Luis Aparicio is the first Venezuelan-born player to be elected to the the Baseball Hall of Fame. Click here to see a video from fellow shortstop and countryman Omar Vizquel speaking about Aparicio, Dave Concepcion, and himself and what they mean to their homeland.
The American League stolen base leader for each of his first nine years, Aparicio hit the ground running soon after his big league debut. Little Louie was also an all star in seven of his first nine seasons and ten overall.
The nine-time Gold Glover and 1966 World Series champ with the Orioles finished his 18-year playing career with 2,677 hits and 506 stolen bases.

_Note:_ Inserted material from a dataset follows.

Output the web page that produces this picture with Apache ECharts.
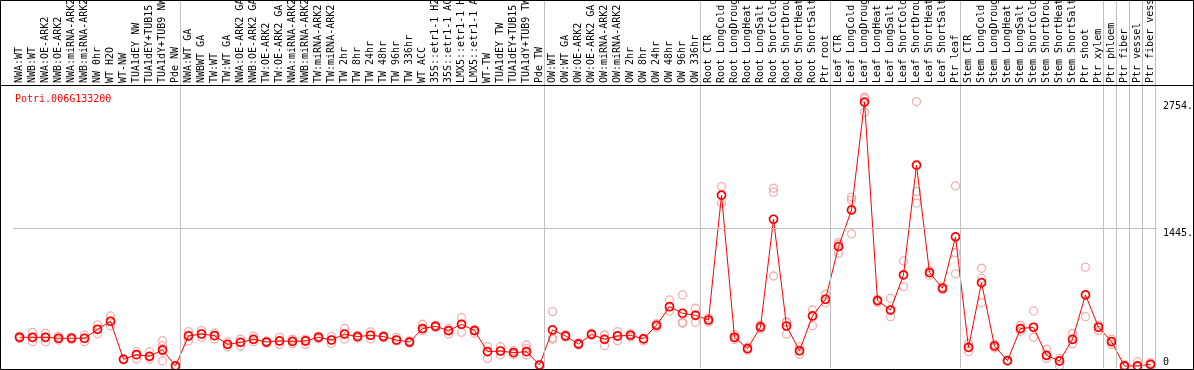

In the collection is this contract from before his big league debut. The deal is for an item purchased by thousands of fans. For years souvenir stands at MLB stadiums offered baseballs with stamped signatures of the home team. This contract, signed by Aparicio, is for the shortstop to have his autograph appear on those balls.
The terms of the contract? Aparicio received one cent per ball sold. Interestingly Aparicio signed the contract on March 1, 1956 but would not debut in the big leagues until nearly a month later on April 17, 1957.

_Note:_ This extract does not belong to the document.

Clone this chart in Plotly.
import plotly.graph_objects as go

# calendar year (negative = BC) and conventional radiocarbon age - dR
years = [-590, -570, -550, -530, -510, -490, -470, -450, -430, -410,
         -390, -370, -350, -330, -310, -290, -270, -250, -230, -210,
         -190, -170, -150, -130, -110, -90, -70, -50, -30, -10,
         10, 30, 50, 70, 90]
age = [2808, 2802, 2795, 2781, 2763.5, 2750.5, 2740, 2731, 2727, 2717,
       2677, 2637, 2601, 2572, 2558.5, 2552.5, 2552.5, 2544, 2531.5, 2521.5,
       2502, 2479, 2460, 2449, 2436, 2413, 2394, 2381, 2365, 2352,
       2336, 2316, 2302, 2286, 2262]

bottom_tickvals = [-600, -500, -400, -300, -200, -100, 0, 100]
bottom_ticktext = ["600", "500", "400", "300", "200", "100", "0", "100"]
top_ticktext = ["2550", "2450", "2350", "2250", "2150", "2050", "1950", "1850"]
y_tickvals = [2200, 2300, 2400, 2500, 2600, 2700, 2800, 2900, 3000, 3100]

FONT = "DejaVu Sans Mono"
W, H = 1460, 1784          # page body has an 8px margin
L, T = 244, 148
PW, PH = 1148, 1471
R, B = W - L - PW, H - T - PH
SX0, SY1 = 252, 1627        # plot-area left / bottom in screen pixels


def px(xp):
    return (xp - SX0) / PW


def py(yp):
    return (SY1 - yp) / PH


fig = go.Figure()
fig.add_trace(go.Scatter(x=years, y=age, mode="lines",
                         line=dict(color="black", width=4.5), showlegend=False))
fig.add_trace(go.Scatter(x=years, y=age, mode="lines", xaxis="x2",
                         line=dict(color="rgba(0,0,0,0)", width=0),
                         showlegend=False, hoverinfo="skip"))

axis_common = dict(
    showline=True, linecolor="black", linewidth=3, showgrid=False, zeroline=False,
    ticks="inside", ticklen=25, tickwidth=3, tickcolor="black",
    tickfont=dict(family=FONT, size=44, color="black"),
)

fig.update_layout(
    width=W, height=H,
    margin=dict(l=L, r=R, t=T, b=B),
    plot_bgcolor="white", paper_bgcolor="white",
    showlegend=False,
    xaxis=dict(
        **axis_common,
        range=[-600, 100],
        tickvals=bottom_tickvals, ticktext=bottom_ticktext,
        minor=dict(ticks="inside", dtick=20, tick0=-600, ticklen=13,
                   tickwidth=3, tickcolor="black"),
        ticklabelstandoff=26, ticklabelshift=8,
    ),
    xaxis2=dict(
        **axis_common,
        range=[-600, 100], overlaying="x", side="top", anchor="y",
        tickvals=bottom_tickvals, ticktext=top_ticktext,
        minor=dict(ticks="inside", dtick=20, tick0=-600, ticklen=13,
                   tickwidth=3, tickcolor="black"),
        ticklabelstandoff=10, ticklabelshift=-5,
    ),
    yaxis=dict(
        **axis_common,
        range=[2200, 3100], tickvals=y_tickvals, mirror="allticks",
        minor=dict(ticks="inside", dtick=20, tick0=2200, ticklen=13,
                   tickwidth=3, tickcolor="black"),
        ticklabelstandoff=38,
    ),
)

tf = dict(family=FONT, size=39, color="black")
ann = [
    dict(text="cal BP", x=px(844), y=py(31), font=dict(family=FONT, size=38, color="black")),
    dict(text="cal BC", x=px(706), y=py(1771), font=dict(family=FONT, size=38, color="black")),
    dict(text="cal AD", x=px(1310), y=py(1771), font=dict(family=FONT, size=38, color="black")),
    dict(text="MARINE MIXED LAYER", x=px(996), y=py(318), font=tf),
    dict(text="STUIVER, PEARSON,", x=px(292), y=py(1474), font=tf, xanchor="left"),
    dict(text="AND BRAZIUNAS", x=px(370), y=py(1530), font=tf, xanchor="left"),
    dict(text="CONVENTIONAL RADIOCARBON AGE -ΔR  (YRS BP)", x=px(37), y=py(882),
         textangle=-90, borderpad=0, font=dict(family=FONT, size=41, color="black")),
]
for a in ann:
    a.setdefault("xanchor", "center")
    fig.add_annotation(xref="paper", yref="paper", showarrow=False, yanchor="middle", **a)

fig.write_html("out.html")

After a career that spanned from 1956 to 1973, Aparicio found a home in Cooperstown. His Hall of Fame plaque reads, “Regular shortstop for all of his 18 seasons. Set career records for most games played (2,581), chances accepted (12,564), and double plays (1,553), by a shortstop, and has the most A.L. putouts (4,548). Led A.L. in fielding 8 times. Topped league in steals his first 9 seasons, beginning stolen base renaissance. A.L. Rookie of the Year in 1956.”